- Born: 1997 or 1998 (age 28–29) Brownsville, Texas
- Culinary career
- Cooking style: Barbecue
- Current restaurant Barbs B Q; ;

= Chuck Charnichart =

American restaurateur and pitmaster

Chuck Charnichart is an American restaurateur and pitmaster.

== Early life and education ==
Charnichart's parents, Bethoven and Francisca Charnichart, emigrated from San Luis Potosí, Mexico, to Brownsville, Texas in 1997. Her father was a restaurant cook on South Padre Island. Charnichart was their first child born in the US. She has three siblings. The family lived in a trailer park. She worked at a Taco Bell.

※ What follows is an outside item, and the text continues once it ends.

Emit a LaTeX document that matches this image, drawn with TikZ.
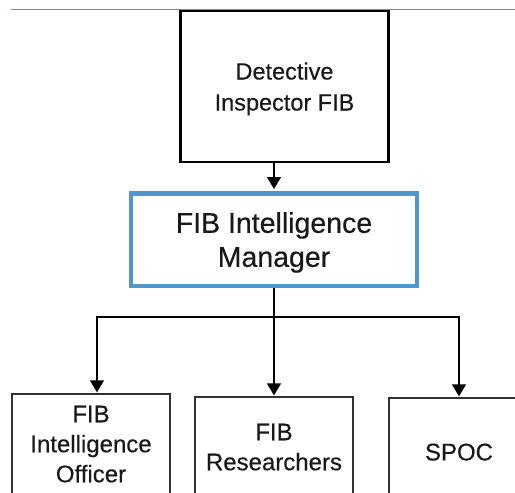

Charnichart attended the University of Texas at Austin, where she studied marketing. She first tasted Central Texas-style smoked brisket while in Austin.

== Career ==
While in college Charnichart worked front of house at Franklin Barbecue. While studying abroad in Norway she worked in an Oslo smokeless barbecue restaurant. When she returned from Norway, she worked at Fort Worth's Goldee's Barbecue, which in 2021 was named the state's best barbecue restaurant by Texas Monthly; owner and pitmaster Jonny White became a mentor. When White temporarily closed Goldee's while on vacation, he offered her the opportunity to use the space for a concept of her own, and she created a pop-up version of her vision for Barbs B Q.

Charnichart is the pitmaster of Barbs B Q in Lockhart, Texas, which she opened with partners in 2023. In 2026, Charnichart moved to Greenpoint, Brooklyn to open Kirbee's in a joint venture with White.

== Recognition ==
In 2022, Texas Monthly's taco editor Jose Ralat wrote that Barbs B Q's version of green spaghetti, which Charnichart created based on her mother's recipe, "might be the single best dish I ate all year". The restaurant was named one of the twelve best new restaurants in the U.S. by Eater in 2023. In 2023 Garden & Gun called her "arguably the top brisket cook working in Texas today".

In 2024 Bon Appetit named Charnichart their 2024 "Chef of the Moment", saying she was "reshaping barbecue". In 2024, Barbs B Q was named one of the best new restaurants of 2024 by Bon Appétit one of the best restaurants in the country by The New York Times, and was a semifinalist in the Best New Restaurant category of the James Beard Foundation Awards.